Exercise -
Copy the data below exactly, omitting any picture it contains.

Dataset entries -

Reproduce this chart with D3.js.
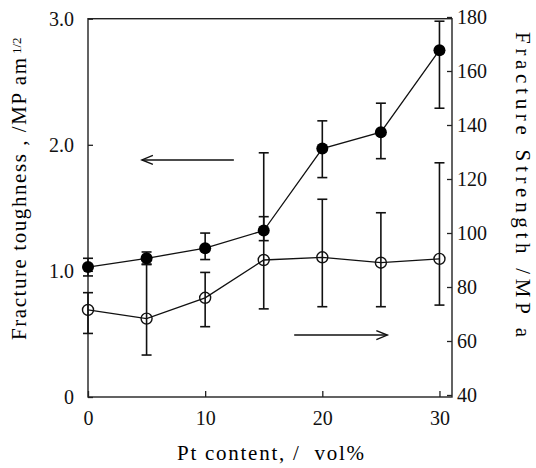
<!DOCTYPE html>
<html>
<head>
<meta charset="utf-8">
<script src="https://cdn.jsdelivr.net/npm/d3@7/dist/d3.min.js"></script>
<style>
  body { margin: 0; background: #fff; }
</style>
</head>
<body>
<div id="chart"></div>
<script>
// data
var ptContent   = [0, 5, 10, 15, 20, 25, 30];
var toughness   = [1.03, 1.10, 1.18, 1.32, 1.97, 2.10, 2.75];
var toughLo     = [0.96, 1.05, 1.09, 1.24, 1.74, 1.89, 2.29];
var toughHi     = [1.10, 1.15, 1.30, 1.43, 2.19, 2.33, 2.98];
var strength    = [71.5, 68.3, 76.0, 90.0, 91.0, 89.0, 90.4];
var strengthLo  = [62.8, 54.8, 65.3, 71.9, 72.7, 72.7, 73.3];
var strengthHi  = [77.9, 88.5, 85.4, 129.7, 112.5, 107.5, 126.0];

var xTicks     = [0, 10, 20, 30];
var leftTicks  = [0, 1, 2, 3];
var rightTicks = [40, 60, 80, 100, 120, 140, 160, 180];

var W = 536, H = 468;
var plot = {left: 88, right: 452, top: 18.7, bottom: 397};
var serif = "'Liberation Serif', 'Times New Roman', serif";

var x = d3.scaleLinear().domain([0, 31.07]).range([plot.left, plot.right]);
var yL = d3.scaleLinear().domain([0, 3]).range([plot.bottom, plot.top]);
var yR = d3.scaleLinear().domain([40, 180]).range([395, 17]);

var svg = d3.select("#chart").append("svg")
    .attr("width", W)
    .attr("height", H)
    .style("background", "#fff");

// frame
svg.append("rect")
    .attr("x", plot.left).attr("y", plot.top)
    .attr("width", plot.right - plot.left)
    .attr("height", plot.bottom - plot.top)
    .attr("fill", "none").attr("stroke", "#222").attr("stroke-width", 1.4);

// axes
var gx = svg.append("g")
    .attr("transform", "translate(0," + plot.bottom + ")")
    .call(d3.axisBottom(x).tickValues(xTicks).tickSize(-6).tickPadding(14)
      .tickFormat(d3.format("d")));

var gl = svg.append("g")
    .attr("transform", "translate(" + plot.left + ",0)")
    .call(d3.axisLeft(yL).tickValues(leftTicks).tickSize(-5).tickPadding(14)
      .tickFormat(function(d) { return d === 0 ? "0" : d3.format(".1f")(d); }));

var gr = svg.append("g")
    .attr("transform", "translate(" + plot.right + ",0)")
    .call(d3.axisRight(yR).tickValues(rightTicks).tickSize(-5).tickPadding(5)
      .tickFormat(d3.format("d")));

[gx, gl, gr].forEach(function(g) {
  g.attr("font-family", serif).attr("font-size", 20);
  g.select(".domain").remove();
  g.selectAll(".tick line").attr("stroke", "#222").attr("stroke-width", 1.3);
  g.selectAll(".tick text").attr("fill", "#111");
});

// series
var pts = ptContent.map(function(p, i) {
  return {x: p, t: toughness[i], tlo: toughLo[i], thi: toughHi[i],
          s: strength[i], slo: strengthLo[i], shi: strengthHi[i]};
});

var lineT = d3.line().x(function(d) { return x(d.x); }).y(function(d) { return yL(d.t); });
var lineS = d3.line().x(function(d) { return x(d.x); }).y(function(d) { return yR(d.s); });

svg.append("path").datum(pts).attr("d", lineS)
    .attr("fill", "none").attr("stroke", "#111").attr("stroke-width", 1.3);
svg.append("path").datum(pts).attr("d", lineT)
    .attr("fill", "none").attr("stroke", "#111").attr("stroke-width", 1.3);

function errorBars(lo, hi) {
  var g = svg.append("g").attr("stroke", "#111").attr("stroke-width", 1.6);
  pts.forEach(function(d) {
    var cx = x(d.x), y0 = lo(d), y1 = hi(d);
    g.append("line").attr("x1", cx).attr("x2", cx).attr("y1", y0).attr("y2", y1);
    g.append("line").attr("x1", cx - 5).attr("x2", cx + 5).attr("y1", y0).attr("y2", y0);
    g.append("line").attr("x1", cx - 5).attr("x2", cx + 5).attr("y1", y1).attr("y2", y1);
  });
}
errorBars(function(d) { return yR(d.slo); }, function(d) { return yR(d.shi); });
errorBars(function(d) { return yL(d.tlo); }, function(d) { return yL(d.thi); });

svg.append("g").selectAll("circle").data(pts).enter().append("circle")
    .attr("cx", function(d) { return x(d.x); })
    .attr("cy", function(d) { return yR(d.s); })
    .attr("r", 5.5)
    .attr("fill", "none").attr("stroke", "#111").attr("stroke-width", 1.4);

svg.append("g").selectAll("circle").data(pts).enter().append("circle")
    .attr("cx", function(d) { return x(d.x); })
    .attr("cy", function(d) { return yL(d.t); })
    .attr("r", 6)
    .attr("fill", "#000");

// arrows pointing at the axis each series uses
function arrow(x0, x1, yPix, dir) {
  var g = svg.append("g").attr("stroke", "#111").attr("stroke-width", 1.4).attr("fill", "none");
  g.append("line").attr("x1", x0).attr("x2", x1).attr("y1", yPix).attr("y2", yPix);
  var tip = dir < 0 ? x0 : x1;
  g.append("path")
    .attr("d", "M" + (tip - dir * 11) + "," + (yPix - 4.5) + "L" + tip + "," + yPix +
               "L" + (tip - dir * 11) + "," + (yPix + 4.5));
}
arrow(x(4.6), x(12.45), yL(1.88), -1);
arrow(x(17.6), x(25.55), yR(62.2), 1);

// axis titles
svg.append("text")
    .attr("x", 177).attr("y", 460)
    .attr("font-family", serif)
    .attr("font-size", 21)
    .style("white-space", "pre")
    .attr("textLength", 187)
    .text("Pt content, /  vol%");

svg.append("text")
    .attr("transform", "translate(26,340) rotate(-90)")
    .attr("font-family", serif)
    .attr("font-size", 21)
    .style("white-space", "pre")
    .attr("textLength", 282)
    .text("Fracture toughness , /MP am");

svg.append("text")
    .attr("transform", "translate(21,54) rotate(-90)")
    .attr("font-family", serif)
    .attr("font-size", 13)
    .text("1/2");

svg.append("text")
    .attr("transform", "translate(516,32) rotate(90)")
    .attr("font-family", serif)
    .attr("font-size", 21)
    .attr("textLength", 305)
    .text("Fracture Strength /MP a");
</script>
</body>
</html>
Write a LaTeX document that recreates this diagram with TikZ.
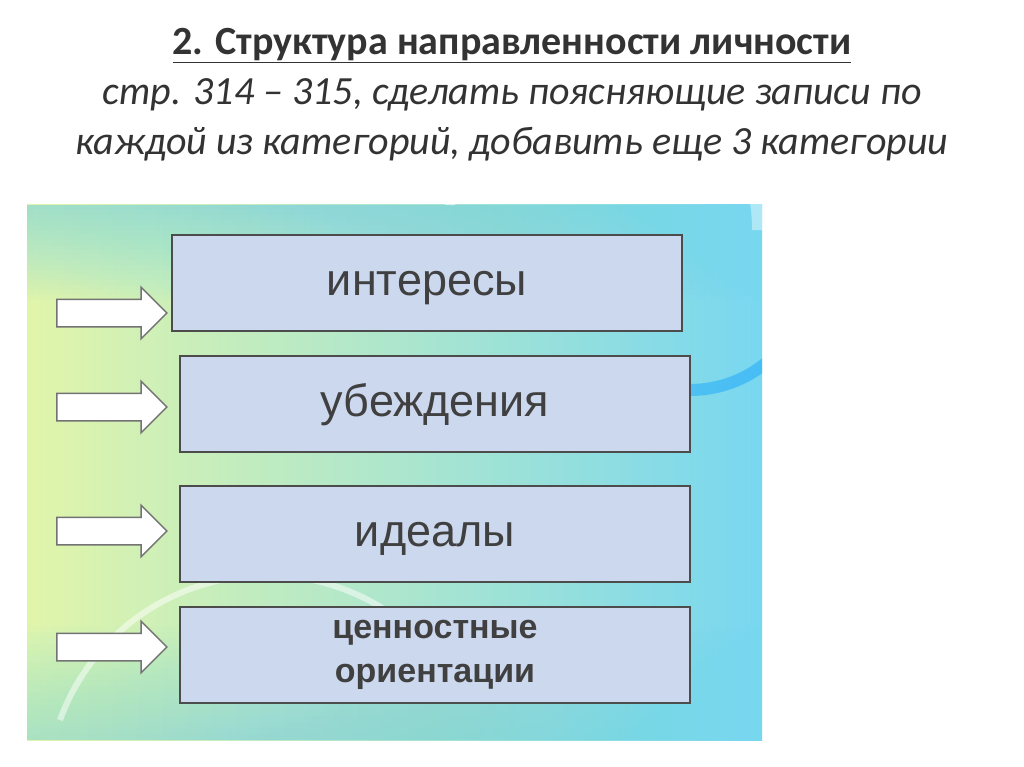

Written solution -
Reproduce this chart with D3.js.
<!DOCTYPE html>
<html>
<head>
<meta charset="utf-8">
<script src="https://cdn.jsdelivr.net/npm/d3@7/dist/d3.min.js"></script>
<style>
  body { margin: 0; background: #fff; }
</style>
</head>
<body>
<div id="chart"></div>
<script>
// data
var ptContent   = [0, 5, 10, 15, 20, 25, 30];
var toughness   = [1.03, 1.10, 1.18, 1.32, 1.97, 2.10, 2.75];
var toughLo     = [0.96, 1.05, 1.09, 1.24, 1.74, 1.89, 2.29];
var toughHi     = [1.10, 1.15, 1.30, 1.43, 2.19, 2.33, 2.98];
var strength    = [71.5, 68.3, 76.0, 90.0, 91.0, 89.0, 90.4];
var strengthLo  = [62.8, 54.8, 65.3, 71.9, 72.7, 72.7, 73.3];
var strengthHi  = [77.9, 88.5, 85.4, 129.7, 112.5, 107.5, 126.0];

var xTicks     = [0, 10, 20, 30];
var leftTicks  = [0, 1, 2, 3];
var rightTicks = [40, 60, 80, 100, 120, 140, 160, 180];

var W = 536, H = 468;
var plot = {left: 88, right: 452, top: 18.7, bottom: 397};
var serif = "'Liberation Serif', 'Times New Roman', serif";

var x = d3.scaleLinear().domain([0, 31.07]).range([plot.left, plot.right]);
var yL = d3.scaleLinear().domain([0, 3]).range([plot.bottom, plot.top]);
var yR = d3.scaleLinear().domain([40, 180]).range([395, 17]);

var svg = d3.select("#chart").append("svg")
    .attr("width", W)
    .attr("height", H)
    .style("background", "#fff");

// frame
svg.append("rect")
    .attr("x", plot.left).attr("y", plot.top)
    .attr("width", plot.right - plot.left)
    .attr("height", plot.bottom - plot.top)
    .attr("fill", "none").attr("stroke", "#222").attr("stroke-width", 1.4);

// axes
var gx = svg.append("g")
    .attr("transform", "translate(0," + plot.bottom + ")")
    .call(d3.axisBottom(x).tickValues(xTicks).tickSize(-6).tickPadding(14)
      .tickFormat(d3.format("d")));

var gl = svg.append("g")
    .attr("transform", "translate(" + plot.left + ",0)")
    .call(d3.axisLeft(yL).tickValues(leftTicks).tickSize(-5).tickPadding(14)
      .tickFormat(function(d) { return d === 0 ? "0" : d3.format(".1f")(d); }));

var gr = svg.append("g")
    .attr("transform", "translate(" + plot.right + ",0)")
    .call(d3.axisRight(yR).tickValues(rightTicks).tickSize(-5).tickPadding(5)
      .tickFormat(d3.format("d")));

[gx, gl, gr].forEach(function(g) {
  g.attr("font-family", serif).attr("font-size", 20);
  g.select(".domain").remove();
  g.selectAll(".tick line").attr("stroke", "#222").attr("stroke-width", 1.3);
  g.selectAll(".tick text").attr("fill", "#111");
});

// series
var pts = ptContent.map(function(p, i) {
  return {x: p, t: toughness[i], tlo: toughLo[i], thi: toughHi[i],
          s: strength[i], slo: strengthLo[i], shi: strengthHi[i]};
});

var lineT = d3.line().x(function(d) { return x(d.x); }).y(function(d) { return yL(d.t); });
var lineS = d3.line().x(function(d) { return x(d.x); }).y(function(d) { return yR(d.s); });

svg.append("path").datum(pts).attr("d", lineS)
    .attr("fill", "none").attr("stroke", "#111").attr("stroke-width", 1.3);
svg.append("path").datum(pts).attr("d", lineT)
    .attr("fill", "none").attr("stroke", "#111").attr("stroke-width", 1.3);

function errorBars(lo, hi) {
  var g = svg.append("g").attr("stroke", "#111").attr("stroke-width", 1.6);
  pts.forEach(function(d) {
    var cx = x(d.x), y0 = lo(d), y1 = hi(d);
    g.append("line").attr("x1", cx).attr("x2", cx).attr("y1", y0).attr("y2", y1);
    g.append("line").attr("x1", cx - 5).attr("x2", cx + 5).attr("y1", y0).attr("y2", y0);
    g.append("line").attr("x1", cx - 5).attr("x2", cx + 5).attr("y1", y1).attr("y2", y1);
  });
}
errorBars(function(d) { return yR(d.slo); }, function(d) { return yR(d.shi); });
errorBars(function(d) { return yL(d.tlo); }, function(d) { return yL(d.thi); });

svg.append("g").selectAll("circle").data(pts).enter().append("circle")
    .attr("cx", function(d) { return x(d.x); })
    .attr("cy", function(d) { return yR(d.s); })
    .attr("r", 5.5)
    .attr("fill", "none").attr("stroke", "#111").attr("stroke-width", 1.4);

svg.append("g").selectAll("circle").data(pts).enter().append("circle")
    .attr("cx", function(d) { return x(d.x); })
    .attr("cy", function(d) { return yL(d.t); })
    .attr("r", 6)
    .attr("fill", "#000");

// arrows pointing at the axis each series uses
function arrow(x0, x1, yPix, dir) {
  var g = svg.append("g").attr("stroke", "#111").attr("stroke-width", 1.4).attr("fill", "none");
  g.append("line").attr("x1", x0).attr("x2", x1).attr("y1", yPix).attr("y2", yPix);
  var tip = dir < 0 ? x0 : x1;
  g.append("path")
    .attr("d", "M" + (tip - dir * 11) + "," + (yPix - 4.5) + "L" + tip + "," + yPix +
               "L" + (tip - dir * 11) + "," + (yPix + 4.5));
}
arrow(x(4.6), x(12.45), yL(1.88), -1);
arrow(x(17.6), x(25.55), yR(62.2), 1);

// axis titles
svg.append("text")
    .attr("x", 177).attr("y", 460)
    .attr("font-family", serif)
    .attr("font-size", 21)
    .style("white-space", "pre")
    .attr("textLength", 187)
    .text("Pt content, /  vol%");

svg.append("text")
    .attr("transform", "translate(26,340) rotate(-90)")
    .attr("font-family", serif)
    .attr("font-size", 21)
    .style("white-space", "pre")
    .attr("textLength", 282)
    .text("Fracture toughness , /MP am");

svg.append("text")
    .attr("transform", "translate(21,54) rotate(-90)")
    .attr("font-family", serif)
    .attr("font-size", 13)
    .text("1/2");

svg.append("text")
    .attr("transform", "translate(516,32) rotate(90)")
    .attr("font-family", serif)
    .attr("font-size", 21)
    .attr("textLength", 305)
    .text("Fracture Strength /MP a");
</script>
</body>
</html>
Write a LaTeX document that recreates this diagram with TikZ.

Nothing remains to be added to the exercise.